ECLI:NL:RBOBR:2024:3178
Rechtbank Oost-Brabant
- Eerste aanleg - enkelvoudig
- Rechtspraak.nl
Niet-ontvankelijkheid van beroep inzake WOZ-waarde en verzoek om schadevergoeding
In deze uitspraak van de Rechtbank Oost-Brabant, gedaan op 1 mei 2024, wordt het beroep van eiser tegen de uitspraak op bezwaar van de heffingsambtenaar van de gemeente Meierijstad beoordeeld. Eiser, eigenaar van een woning, had bezwaar gemaakt tegen de vastgestelde WOZ-waarde van € 272.000, welke was vastgesteld per 1 januari 2021 voor het kalenderjaar 2022. De heffingsambtenaar verklaarde het bezwaar ongegrond, waarna eiser in beroep ging. De rechtbank oordeelt dat het beroep niet-ontvankelijk is, omdat de WOZ-waarde en de bijbehorende aanslagen niet ter discussie staan. Eiser kan met het verkrijgen van de op de zaak betrekking hebbende stukken niet in een gunstiger positie terechtkomen, aangezien de aanslagen correct zijn vastgesteld.

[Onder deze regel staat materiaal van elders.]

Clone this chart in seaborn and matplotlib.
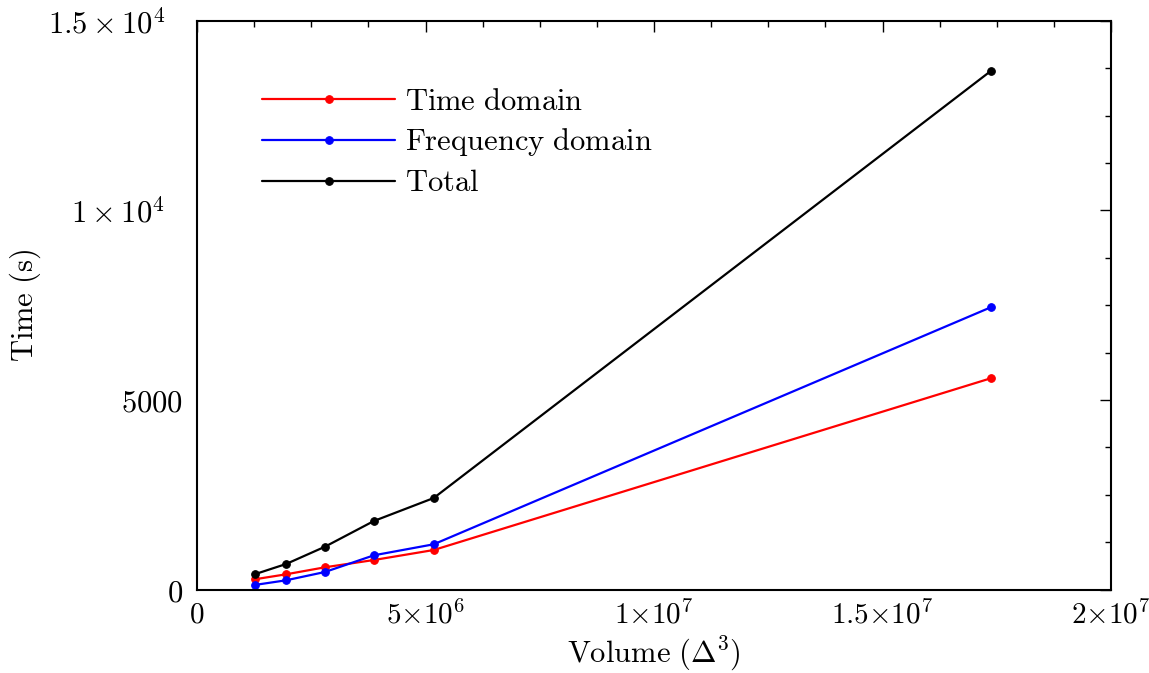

Daarnaast heeft eiser verzocht om schadevergoeding wegens overschrijding van de redelijke termijn. De rechtbank overweegt dat de redelijke termijn van twee jaar is overschreden, maar dat er geen geschil meer bestond over de opgelegde aanslag. De rechtbank concludeert dat de door eiser ondervonden spanning en frustratie zijn geëindigd met de uitspraak op bezwaar. Daarom wordt het verzoek om schadevergoeding afgewezen. De rechtbank verklaart het beroep niet-ontvankelijk en bevestigt de uitspraak op bezwaar, zonder dat de heffingsambtenaar griffierecht of proceskosten hoeft te vergoeden.